Il n’y aura pas de démonstration permettant de savoir si la philosophie politique est une belle illusion devant céder devant la routine éternelle des jeux de pouvoir, ou si elle a un sens et une utilité réelle. Le débat entre Socrate et Calliclès, entre Hutcheson et Mandeville, est une tension inhérente à toute société humaine, y compris dans le futur. Le sage ne se contente pas de trancher entre le bien et le mal : il écoute Calliclès, car celui-ci exprime une vérité permettant d’atteindre un jugement juste. Il ne faut pas capituler en résumant toute la société à sa vision, mais ne pas la prendre en compte est également une lourde erreur.

Une vision entièrement historique rendrait tentante l’interprétation cynique, la fresque de l’Histoire ressemblant souvent à s’y méprendre à notre série télévisée à succès.
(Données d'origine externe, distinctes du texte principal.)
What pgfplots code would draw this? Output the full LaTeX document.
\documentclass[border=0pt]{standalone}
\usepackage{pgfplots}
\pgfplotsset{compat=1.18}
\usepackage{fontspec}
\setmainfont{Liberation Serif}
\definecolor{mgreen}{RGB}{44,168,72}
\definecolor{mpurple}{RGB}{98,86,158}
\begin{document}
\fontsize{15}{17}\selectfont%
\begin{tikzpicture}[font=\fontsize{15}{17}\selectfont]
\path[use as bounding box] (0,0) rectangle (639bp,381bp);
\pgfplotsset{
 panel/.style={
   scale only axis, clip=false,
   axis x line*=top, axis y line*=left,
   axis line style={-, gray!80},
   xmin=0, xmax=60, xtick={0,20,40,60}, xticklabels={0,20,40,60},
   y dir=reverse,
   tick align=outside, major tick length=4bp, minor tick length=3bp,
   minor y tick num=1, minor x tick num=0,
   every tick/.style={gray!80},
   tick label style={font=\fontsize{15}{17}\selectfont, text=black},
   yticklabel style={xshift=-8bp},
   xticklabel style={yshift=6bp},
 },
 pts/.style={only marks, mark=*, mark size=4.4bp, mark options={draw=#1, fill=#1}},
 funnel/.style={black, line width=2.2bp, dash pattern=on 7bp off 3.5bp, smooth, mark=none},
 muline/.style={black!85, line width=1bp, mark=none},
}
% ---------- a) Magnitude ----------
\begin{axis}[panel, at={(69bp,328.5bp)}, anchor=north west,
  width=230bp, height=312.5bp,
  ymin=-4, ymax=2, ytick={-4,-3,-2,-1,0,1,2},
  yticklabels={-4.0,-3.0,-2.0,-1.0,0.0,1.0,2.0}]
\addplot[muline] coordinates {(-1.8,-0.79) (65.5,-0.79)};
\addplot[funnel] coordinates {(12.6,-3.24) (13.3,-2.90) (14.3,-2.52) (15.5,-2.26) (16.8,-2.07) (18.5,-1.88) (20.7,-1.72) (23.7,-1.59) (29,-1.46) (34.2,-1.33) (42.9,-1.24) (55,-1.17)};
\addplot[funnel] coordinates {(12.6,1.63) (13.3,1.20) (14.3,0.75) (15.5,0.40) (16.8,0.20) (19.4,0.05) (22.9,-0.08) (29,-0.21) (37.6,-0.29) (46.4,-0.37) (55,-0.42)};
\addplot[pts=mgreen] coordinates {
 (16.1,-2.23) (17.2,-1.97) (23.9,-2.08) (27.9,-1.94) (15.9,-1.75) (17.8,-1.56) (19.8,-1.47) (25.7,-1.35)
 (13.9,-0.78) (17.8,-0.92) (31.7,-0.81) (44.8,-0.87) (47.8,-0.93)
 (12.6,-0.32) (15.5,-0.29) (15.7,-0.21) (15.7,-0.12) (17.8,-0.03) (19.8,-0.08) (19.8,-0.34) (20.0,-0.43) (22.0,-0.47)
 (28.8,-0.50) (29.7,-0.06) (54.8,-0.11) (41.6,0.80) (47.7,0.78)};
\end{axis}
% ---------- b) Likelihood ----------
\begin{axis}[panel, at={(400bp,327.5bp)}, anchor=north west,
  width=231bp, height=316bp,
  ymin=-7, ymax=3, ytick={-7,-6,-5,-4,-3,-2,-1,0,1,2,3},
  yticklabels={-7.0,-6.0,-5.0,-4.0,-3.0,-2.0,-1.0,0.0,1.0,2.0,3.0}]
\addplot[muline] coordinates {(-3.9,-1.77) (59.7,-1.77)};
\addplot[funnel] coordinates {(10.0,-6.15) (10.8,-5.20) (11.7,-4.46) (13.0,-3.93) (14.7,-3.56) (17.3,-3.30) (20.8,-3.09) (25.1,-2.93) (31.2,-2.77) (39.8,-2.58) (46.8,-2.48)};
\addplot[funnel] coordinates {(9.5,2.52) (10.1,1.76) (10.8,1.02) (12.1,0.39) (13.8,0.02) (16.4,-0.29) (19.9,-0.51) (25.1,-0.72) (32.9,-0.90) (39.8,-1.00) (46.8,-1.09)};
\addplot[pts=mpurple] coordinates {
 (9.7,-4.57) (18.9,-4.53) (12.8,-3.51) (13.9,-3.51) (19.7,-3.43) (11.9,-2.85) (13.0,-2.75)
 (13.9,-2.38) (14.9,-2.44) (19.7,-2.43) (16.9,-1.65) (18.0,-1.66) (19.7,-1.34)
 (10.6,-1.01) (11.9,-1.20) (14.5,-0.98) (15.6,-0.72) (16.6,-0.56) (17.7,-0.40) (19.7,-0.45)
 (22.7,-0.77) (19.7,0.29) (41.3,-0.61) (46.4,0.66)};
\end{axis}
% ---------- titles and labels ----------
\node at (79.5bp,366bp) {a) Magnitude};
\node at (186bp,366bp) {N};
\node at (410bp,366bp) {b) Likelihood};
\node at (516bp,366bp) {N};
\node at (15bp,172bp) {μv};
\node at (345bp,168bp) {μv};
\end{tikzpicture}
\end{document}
Ce qui nous permet d’éviter la résignation et la capitulation doit puiser dans la littérature. L’œuvre de Balzac est finalement la parfaite synthèse de ce que nous avançons. Balzac trace avec jubilation la comédie humaine, le Game of Thrones de son époque. Il ne verse ainsi dans aucun idéalisme : comprendre la société et comprendre l’économie, c’est admettre que l’attracteur terrible de la comédie humaine exerce constamment sa puissance et qu’il faut en tenir compte. Mais Eugénie Grandet, le docteur Bénassis, le colonel Chabert existent pourtant. Parce que ces personnages existent, la philosophie politique demeure une illusion utile, et évite de nous précipiter vers la télé pour ne voir que la succession routinière d’hommes passant leur temps à arnaquer d’autres hommes.